Technically this was our Valentine's Day dinner - we stayed at home and I cooked and M ran out to the tiny and excellent burger place on the corner to buy the best frites in the city and then we watched Alexandre Bilodeau win Canada's first gold medal on home soil at the Olympics.



























Steak with shallot butter, green beans, and frites from Patati Patata

This was my first successful foray into cooking steak INSIDE. Mid-February is still winter here. (OR IT SHOULD BE!) At any rate, you can't get to a barbecue unless you are very determined and/or your barbecue is a lot closer to your back door than ours is. Also I think ours is broken. But as I discovered, inside steak is actually quite delicious - that's how they do them in restaurants, after all.

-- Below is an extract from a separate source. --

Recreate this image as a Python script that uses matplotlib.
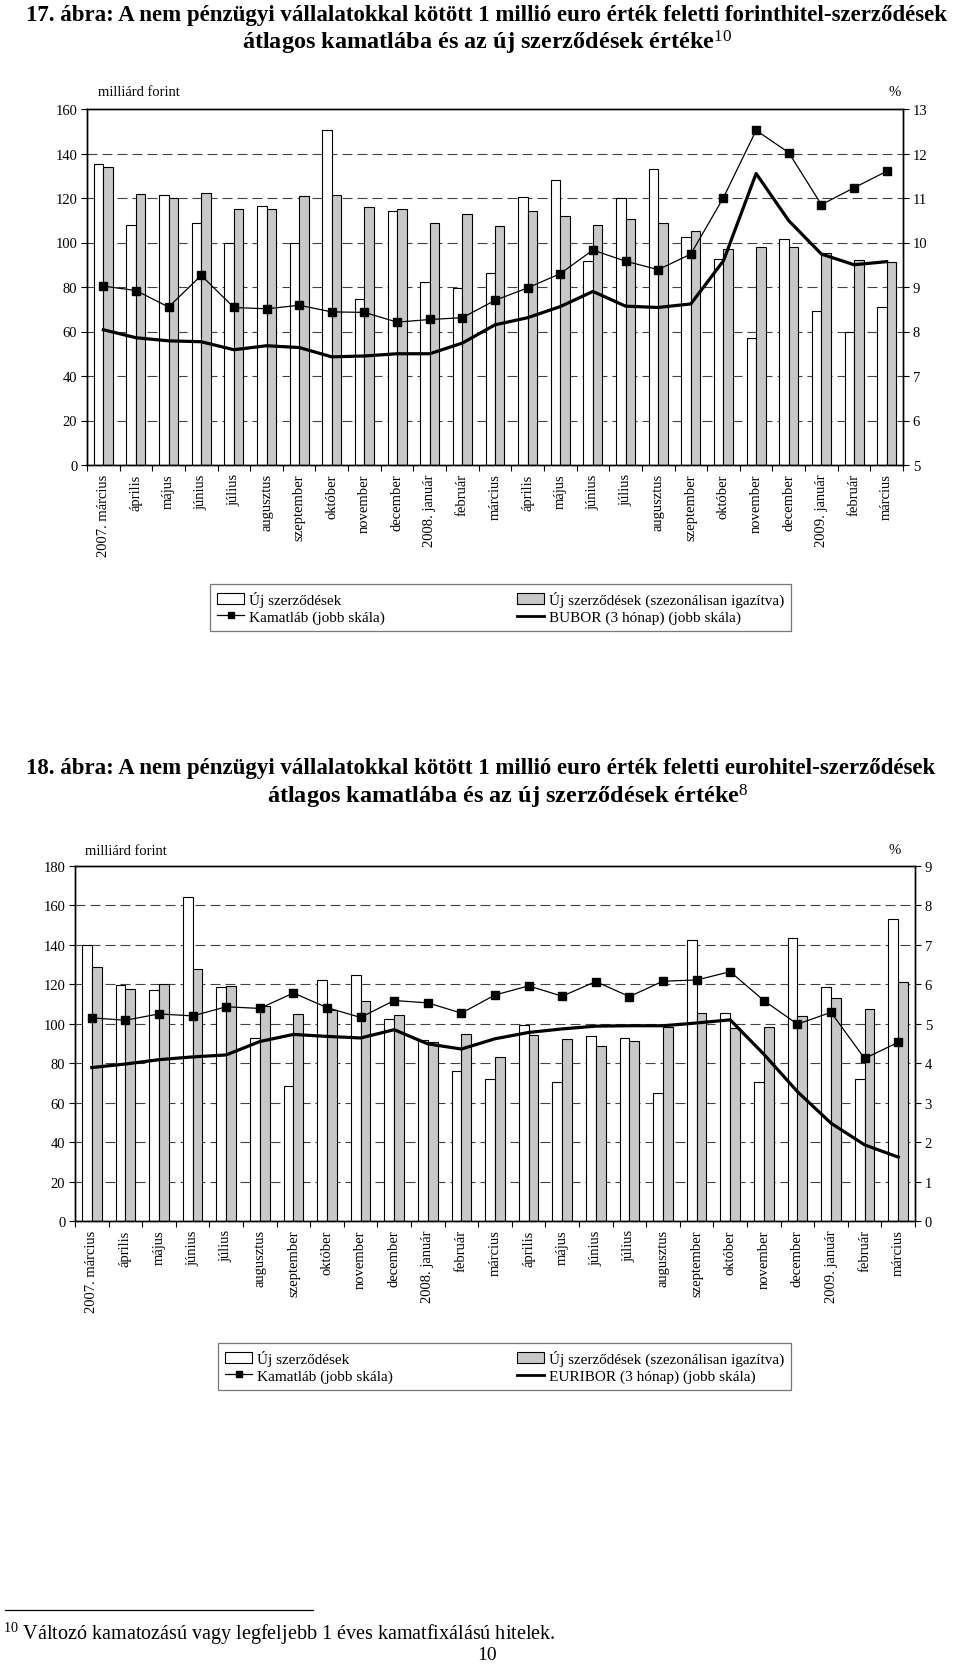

The trick is to try to replicate the serious heat a restaurant stove can kick out - a domestic stove just does not have the same kind of heat-producing capabilities. The other problem is that steak is expensive even at the grocery store. Thanks to the combination of two pieces of sage advice from two well-known stores of wisdom, YOU TOO CAN COOK DELICIOUS STEAK AT HOME. Just have one person on hand to wave a towel at the smoke detector - it gets a little smokey.

Tip number one, from The Steamy Kitchen: Salt your steak and let it sit in salt (a lot of salt - like a thick layer) for a while before you cook it. This draws moisture out of the steak so when you are cooking it, especially in a pan, it doesn't steam and get tough and nasty. This enables you to buy cheaper steaks and still have them be tender and lovely. Just rinse and dry the steak off thoroughly after it's been salted for a good amount of time.



Tip number two, from The Kitchn: Use a cast-iron pan and heat it up under the broiler until it is SCALDING scalding hot. Your broiler gets way hotter than your stove-top so use that to your advantage. Heat up the pan, then stick it on the stove on high and cook the steak in the scalding pan for thirty seconds a side. Then stick it back in the oven for two minutes.



There you go. Medium rare steak with a beautiful meaty crust on the outside and a juicy, tender centre.

I made shallot butter to serve on top, just like at a fancy restaurant! Mince a shallot finely and whip it into softened butter (not melted). Wrap the butter in saran wrap and shape into a log with your hands. Then chill until you're ready to use.